Until the last twenty years or so, utilize appeared in only a handful of very specific situations. One was when the speaker intended to make it clear that an object was being employed for something different from its original purpose. For example: To escape from the dungeon, she utilized her hair pin as a picklock. (Note that it would be perfectly correct to say use here, but utilize gives the extra sense of resourcefulness.)
Another meaning for utilize emphasized the practical or profitable usefulness of something. Consider the difference (or what used to be the difference) between The children were not able to use the new computer for their homework and The children were not able to utilize the new computer for their homework.
In the first, the meaning is that something prevented the children from using the computer, perhaps their parents had forbidden them from touching it, perhaps someone else was using it, perhaps there was a power failure.
In the second, the sense is (or used to be) that the computer was useless for the task at hand. Perhaps the homework required a program the computer didn’t have or perhaps the assignment didn’t require a computer in the first place.
As a linguist I know all about language change. It’s good. It happens. I’m all for it. What drives me crazy in this case is the pleased and cheerful ignorance of the mob in assuming utilize is the adult word (i.e. serious and educated), thereby losing nuances we used to have. Yet, I suppose now that emojis pass as communication, delicate nuances are out of fashion.
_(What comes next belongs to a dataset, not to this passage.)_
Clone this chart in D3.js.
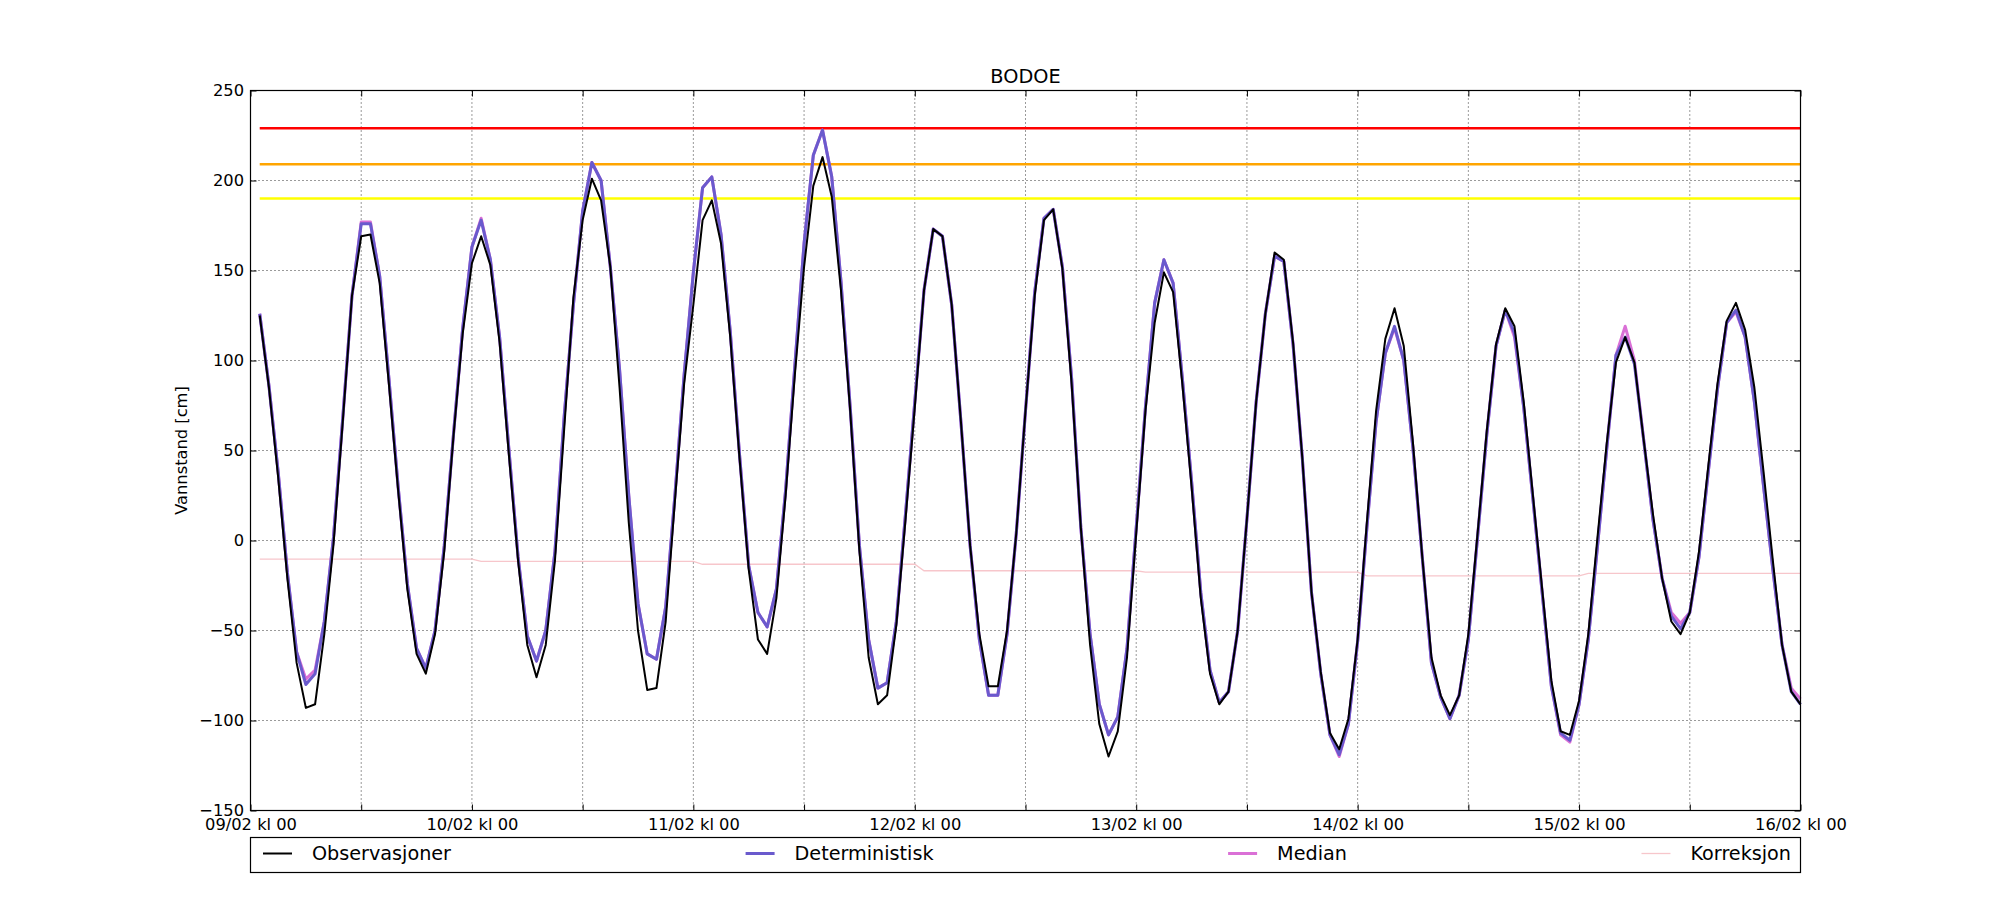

Jeeves would never approve of this sloppiness. He might be a little over-the-top at times, but he is always correct, even if Bertie does have to translate for him.
“I am sorry, sir. I have used every endeavor to hit upon a solution of the problem confronting his lordship, but I regret to say that my efforts have not been crowned with success.”
“A wash-out, he says…”
Just like the effort to reclaim the subtle difference between use and utilize, I’m afraid.